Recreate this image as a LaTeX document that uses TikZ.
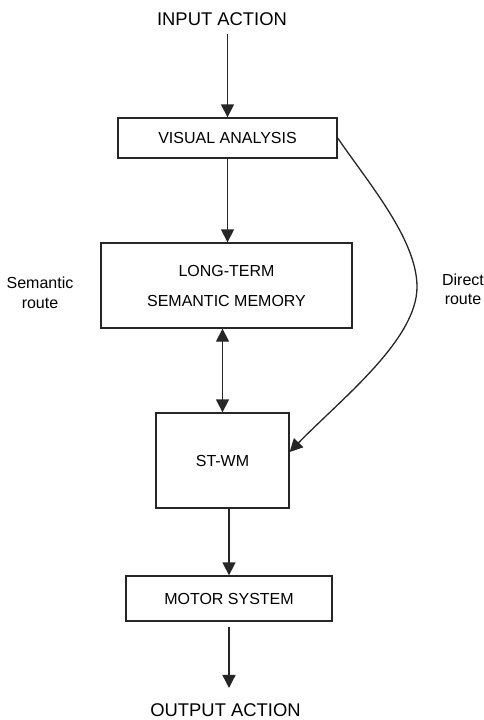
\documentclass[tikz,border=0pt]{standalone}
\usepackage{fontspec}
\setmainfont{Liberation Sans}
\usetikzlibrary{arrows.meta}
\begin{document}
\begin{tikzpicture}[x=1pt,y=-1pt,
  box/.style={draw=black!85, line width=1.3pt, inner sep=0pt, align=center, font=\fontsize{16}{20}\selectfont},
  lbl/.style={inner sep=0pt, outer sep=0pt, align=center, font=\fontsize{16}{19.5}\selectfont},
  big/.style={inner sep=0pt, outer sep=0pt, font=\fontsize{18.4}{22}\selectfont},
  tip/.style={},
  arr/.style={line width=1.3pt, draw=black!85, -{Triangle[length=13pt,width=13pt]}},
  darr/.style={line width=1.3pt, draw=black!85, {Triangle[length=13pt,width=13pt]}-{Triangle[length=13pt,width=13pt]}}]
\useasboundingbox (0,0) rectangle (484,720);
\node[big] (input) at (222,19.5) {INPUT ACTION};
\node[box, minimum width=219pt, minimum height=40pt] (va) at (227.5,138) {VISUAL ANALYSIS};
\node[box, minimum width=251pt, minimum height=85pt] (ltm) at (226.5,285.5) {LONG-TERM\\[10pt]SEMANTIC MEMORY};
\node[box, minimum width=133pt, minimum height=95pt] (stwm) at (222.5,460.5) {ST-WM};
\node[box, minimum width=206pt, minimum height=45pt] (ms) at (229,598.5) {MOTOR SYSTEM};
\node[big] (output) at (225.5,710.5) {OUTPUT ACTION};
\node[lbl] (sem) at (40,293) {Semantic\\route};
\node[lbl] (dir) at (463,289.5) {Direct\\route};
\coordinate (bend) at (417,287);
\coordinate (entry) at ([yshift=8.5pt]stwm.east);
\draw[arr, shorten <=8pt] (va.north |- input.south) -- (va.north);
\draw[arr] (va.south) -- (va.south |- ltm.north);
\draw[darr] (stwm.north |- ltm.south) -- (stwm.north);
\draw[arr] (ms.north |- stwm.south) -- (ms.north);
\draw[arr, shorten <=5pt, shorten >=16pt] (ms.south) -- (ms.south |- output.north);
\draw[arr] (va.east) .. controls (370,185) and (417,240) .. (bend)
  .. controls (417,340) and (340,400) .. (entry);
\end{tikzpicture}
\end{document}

### WRITTEN REQUEST
Print each line of the material above exactly, with the pictures removed from your copy.

### ANSWER FOR THE TASK
Recreate this image as a LaTeX document that uses TikZ.
\documentclass[tikz,border=0pt]{standalone}
\usepackage{fontspec}
\setmainfont{Liberation Sans}
\usetikzlibrary{arrows.meta}
\begin{document}
\begin{tikzpicture}[x=1pt,y=-1pt,
  box/.style={draw=black!85, line width=1.3pt, inner sep=0pt, align=center, font=\fontsize{16}{20}\selectfont},
  lbl/.style={inner sep=0pt, outer sep=0pt, align=center, font=\fontsize{16}{19.5}\selectfont},
  big/.style={inner sep=0pt, outer sep=0pt, font=\fontsize{18.4}{22}\selectfont},
  tip/.style={},
  arr/.style={line width=1.3pt, draw=black!85, -{Triangle[length=13pt,width=13pt]}},
  darr/.style={line width=1.3pt, draw=black!85, {Triangle[length=13pt,width=13pt]}-{Triangle[length=13pt,width=13pt]}}]
\useasboundingbox (0,0) rectangle (484,720);
\node[big] (input) at (222,19.5) {INPUT ACTION};
\node[box, minimum width=219pt, minimum height=40pt] (va) at (227.5,138) {VISUAL ANALYSIS};
\node[box, minimum width=251pt, minimum height=85pt] (ltm) at (226.5,285.5) {LONG-TERM\\[10pt]SEMANTIC MEMORY};
\node[box, minimum width=133pt, minimum height=95pt] (stwm) at (222.5,460.5) {ST-WM};
\node[box, minimum width=206pt, minimum height=45pt] (ms) at (229,598.5) {MOTOR SYSTEM};
\node[big] (output) at (225.5,710.5) {OUTPUT ACTION};
\node[lbl] (sem) at (40,293) {Semantic\\route};
\node[lbl] (dir) at (463,289.5) {Direct\\route};
\coordinate (bend) at (417,287);
\coordinate (entry) at ([yshift=8.5pt]stwm.east);
\draw[arr, shorten <=8pt] (va.north |- input.south) -- (va.north);
\draw[arr] (va.south) -- (va.south |- ltm.north);
\draw[darr] (stwm.north |- ltm.south) -- (stwm.north);
\draw[arr] (ms.north |- stwm.south) -- (ms.north);
\draw[arr, shorten <=5pt, shorten >=16pt] (ms.south) -- (ms.south |- output.north);
\draw[arr] (va.east) .. controls (370,185) and (417,240) .. (bend)
  .. controls (417,340) and (340,400) .. (entry);
\end{tikzpicture}
\end{document}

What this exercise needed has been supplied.